→ EXERCISE INSTRUCTIONS
Using the material below, print a verbatim copy of every line from the one containing "Write the TikZ code for this diagram." through the one containing "(intent) at (603,60)", inclusive, and omit the pictures.

→ DATASET EXTRACT
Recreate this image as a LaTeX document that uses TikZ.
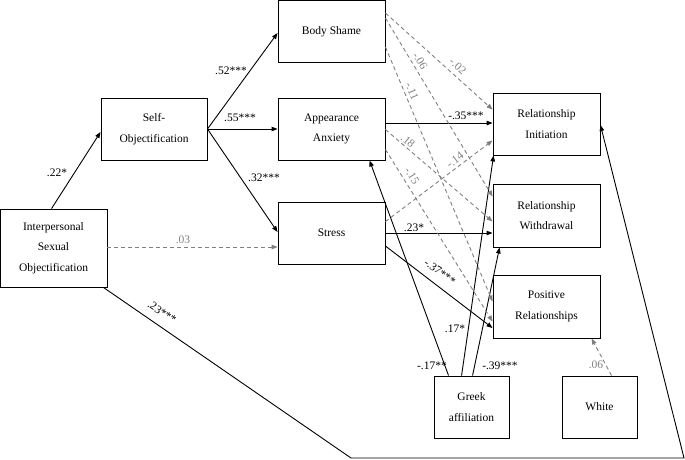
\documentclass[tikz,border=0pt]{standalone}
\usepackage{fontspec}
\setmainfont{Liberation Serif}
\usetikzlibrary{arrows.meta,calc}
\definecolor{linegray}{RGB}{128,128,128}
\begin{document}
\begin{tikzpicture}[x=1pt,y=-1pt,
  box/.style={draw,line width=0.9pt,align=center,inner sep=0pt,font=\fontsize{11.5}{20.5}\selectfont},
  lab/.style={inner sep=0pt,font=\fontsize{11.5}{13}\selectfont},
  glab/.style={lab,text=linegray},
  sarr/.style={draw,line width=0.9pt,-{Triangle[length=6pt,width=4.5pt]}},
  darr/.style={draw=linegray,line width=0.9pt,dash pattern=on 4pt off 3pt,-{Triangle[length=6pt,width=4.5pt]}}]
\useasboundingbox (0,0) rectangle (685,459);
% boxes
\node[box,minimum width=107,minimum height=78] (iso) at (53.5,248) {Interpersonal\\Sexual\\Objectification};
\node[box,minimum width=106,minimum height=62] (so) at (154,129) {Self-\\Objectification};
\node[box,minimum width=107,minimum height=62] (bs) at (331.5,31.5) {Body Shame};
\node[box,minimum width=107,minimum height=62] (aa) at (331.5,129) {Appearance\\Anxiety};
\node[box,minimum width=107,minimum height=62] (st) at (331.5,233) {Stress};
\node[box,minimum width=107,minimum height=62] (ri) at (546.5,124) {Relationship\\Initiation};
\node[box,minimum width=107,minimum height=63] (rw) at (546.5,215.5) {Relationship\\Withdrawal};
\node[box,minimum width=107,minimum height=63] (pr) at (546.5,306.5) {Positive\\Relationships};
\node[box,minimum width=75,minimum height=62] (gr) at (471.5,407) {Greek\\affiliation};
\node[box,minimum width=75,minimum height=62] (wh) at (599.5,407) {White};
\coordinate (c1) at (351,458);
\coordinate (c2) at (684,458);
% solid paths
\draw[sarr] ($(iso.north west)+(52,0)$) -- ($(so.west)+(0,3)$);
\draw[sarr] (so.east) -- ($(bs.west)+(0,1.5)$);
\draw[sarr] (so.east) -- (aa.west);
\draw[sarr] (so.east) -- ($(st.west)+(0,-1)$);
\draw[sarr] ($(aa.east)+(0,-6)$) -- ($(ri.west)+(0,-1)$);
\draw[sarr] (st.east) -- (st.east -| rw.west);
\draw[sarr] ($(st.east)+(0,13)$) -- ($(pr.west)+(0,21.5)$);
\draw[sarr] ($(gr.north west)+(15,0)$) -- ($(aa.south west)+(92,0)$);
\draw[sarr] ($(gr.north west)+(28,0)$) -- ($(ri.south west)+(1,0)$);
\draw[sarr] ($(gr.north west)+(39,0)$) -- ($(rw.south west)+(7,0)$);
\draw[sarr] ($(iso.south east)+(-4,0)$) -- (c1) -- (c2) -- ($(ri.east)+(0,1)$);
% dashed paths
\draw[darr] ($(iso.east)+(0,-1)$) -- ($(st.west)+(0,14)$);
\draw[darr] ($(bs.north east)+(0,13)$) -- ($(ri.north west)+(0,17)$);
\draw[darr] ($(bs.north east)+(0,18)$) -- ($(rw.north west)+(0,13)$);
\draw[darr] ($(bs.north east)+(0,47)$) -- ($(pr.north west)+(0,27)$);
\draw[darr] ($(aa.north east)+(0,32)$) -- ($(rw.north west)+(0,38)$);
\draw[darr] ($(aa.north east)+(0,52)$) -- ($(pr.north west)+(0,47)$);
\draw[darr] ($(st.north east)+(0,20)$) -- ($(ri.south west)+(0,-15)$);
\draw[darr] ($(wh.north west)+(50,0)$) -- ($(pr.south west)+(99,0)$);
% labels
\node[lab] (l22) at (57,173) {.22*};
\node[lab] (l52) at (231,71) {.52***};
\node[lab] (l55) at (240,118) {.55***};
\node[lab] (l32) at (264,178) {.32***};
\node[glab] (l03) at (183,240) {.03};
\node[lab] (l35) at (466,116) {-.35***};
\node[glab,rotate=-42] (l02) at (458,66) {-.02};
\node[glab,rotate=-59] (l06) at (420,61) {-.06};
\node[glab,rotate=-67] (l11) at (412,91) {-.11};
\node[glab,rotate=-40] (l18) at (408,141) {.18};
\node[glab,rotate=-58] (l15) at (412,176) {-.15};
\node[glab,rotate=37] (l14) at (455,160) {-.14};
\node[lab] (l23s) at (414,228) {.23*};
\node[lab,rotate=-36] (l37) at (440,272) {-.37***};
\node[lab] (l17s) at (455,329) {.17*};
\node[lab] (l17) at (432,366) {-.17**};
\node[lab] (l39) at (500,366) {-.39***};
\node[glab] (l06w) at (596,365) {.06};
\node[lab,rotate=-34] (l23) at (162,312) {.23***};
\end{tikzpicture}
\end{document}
--
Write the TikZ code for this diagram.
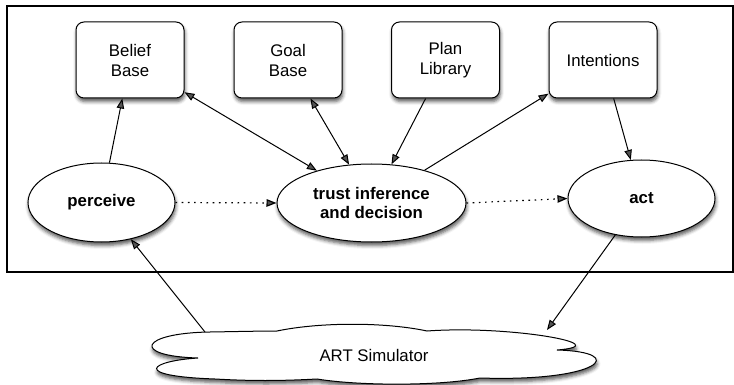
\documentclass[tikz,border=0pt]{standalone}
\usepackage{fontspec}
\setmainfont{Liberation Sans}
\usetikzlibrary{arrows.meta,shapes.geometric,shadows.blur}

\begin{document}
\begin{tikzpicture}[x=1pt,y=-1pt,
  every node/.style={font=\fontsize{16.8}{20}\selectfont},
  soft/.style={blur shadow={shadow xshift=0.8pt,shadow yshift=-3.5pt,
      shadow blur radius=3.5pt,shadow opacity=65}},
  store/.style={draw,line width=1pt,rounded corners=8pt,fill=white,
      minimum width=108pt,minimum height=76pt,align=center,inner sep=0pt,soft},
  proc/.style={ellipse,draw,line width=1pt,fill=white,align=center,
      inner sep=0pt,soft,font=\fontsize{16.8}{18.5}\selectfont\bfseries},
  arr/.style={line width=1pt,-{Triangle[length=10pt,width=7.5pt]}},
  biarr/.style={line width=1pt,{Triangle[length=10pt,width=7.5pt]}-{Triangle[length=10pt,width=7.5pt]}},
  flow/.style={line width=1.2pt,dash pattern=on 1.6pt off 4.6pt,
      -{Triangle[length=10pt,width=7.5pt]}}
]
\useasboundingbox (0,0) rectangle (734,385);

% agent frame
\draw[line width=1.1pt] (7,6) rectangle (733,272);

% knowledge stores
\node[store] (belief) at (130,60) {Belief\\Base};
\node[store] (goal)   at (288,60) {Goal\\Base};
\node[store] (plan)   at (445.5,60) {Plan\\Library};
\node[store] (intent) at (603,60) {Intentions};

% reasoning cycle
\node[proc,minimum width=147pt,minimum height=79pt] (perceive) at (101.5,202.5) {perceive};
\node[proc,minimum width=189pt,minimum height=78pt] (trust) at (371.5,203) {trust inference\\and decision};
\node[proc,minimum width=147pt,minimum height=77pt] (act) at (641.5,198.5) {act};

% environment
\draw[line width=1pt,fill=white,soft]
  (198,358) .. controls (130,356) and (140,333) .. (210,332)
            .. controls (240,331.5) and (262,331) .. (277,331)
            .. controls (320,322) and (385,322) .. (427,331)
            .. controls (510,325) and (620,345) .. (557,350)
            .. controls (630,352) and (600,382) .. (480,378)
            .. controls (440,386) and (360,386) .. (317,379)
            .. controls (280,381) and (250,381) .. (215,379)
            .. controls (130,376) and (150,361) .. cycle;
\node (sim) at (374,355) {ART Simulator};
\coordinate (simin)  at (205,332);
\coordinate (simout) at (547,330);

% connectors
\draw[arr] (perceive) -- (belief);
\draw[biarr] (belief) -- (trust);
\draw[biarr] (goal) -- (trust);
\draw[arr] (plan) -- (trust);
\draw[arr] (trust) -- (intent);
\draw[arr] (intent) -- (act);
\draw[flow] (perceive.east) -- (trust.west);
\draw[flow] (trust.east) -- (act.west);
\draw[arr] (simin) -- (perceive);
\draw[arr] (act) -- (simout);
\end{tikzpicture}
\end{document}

→ OUTPUT
Write the TikZ code for this diagram.
\documentclass[tikz,border=0pt]{standalone}
\usepackage{fontspec}
\setmainfont{Liberation Sans}
\usetikzlibrary{arrows.meta,shapes.geometric,shadows.blur}

\begin{document}
\begin{tikzpicture}[x=1pt,y=-1pt,
  every node/.style={font=\fontsize{16.8}{20}\selectfont},
  soft/.style={blur shadow={shadow xshift=0.8pt,shadow yshift=-3.5pt,
      shadow blur radius=3.5pt,shadow opacity=65}},
  store/.style={draw,line width=1pt,rounded corners=8pt,fill=white,
      minimum width=108pt,minimum height=76pt,align=center,inner sep=0pt,soft},
  proc/.style={ellipse,draw,line width=1pt,fill=white,align=center,
      inner sep=0pt,soft,font=\fontsize{16.8}{18.5}\selectfont\bfseries},
  arr/.style={line width=1pt,-{Triangle[length=10pt,width=7.5pt]}},
  biarr/.style={line width=1pt,{Triangle[length=10pt,width=7.5pt]}-{Triangle[length=10pt,width=7.5pt]}},
  flow/.style={line width=1.2pt,dash pattern=on 1.6pt off 4.6pt,
      -{Triangle[length=10pt,width=7.5pt]}}
]
\useasboundingbox (0,0) rectangle (734,385);

% agent frame
\draw[line width=1.1pt] (7,6) rectangle (733,272);

% knowledge stores
\node[store] (belief) at (130,60) {Belief\\Base};
\node[store] (goal)   at (288,60) {Goal\\Base};
\node[store] (plan)   at (445.5,60) {Plan\\Library};
\node[store] (intent) at (603,60) {Intentions};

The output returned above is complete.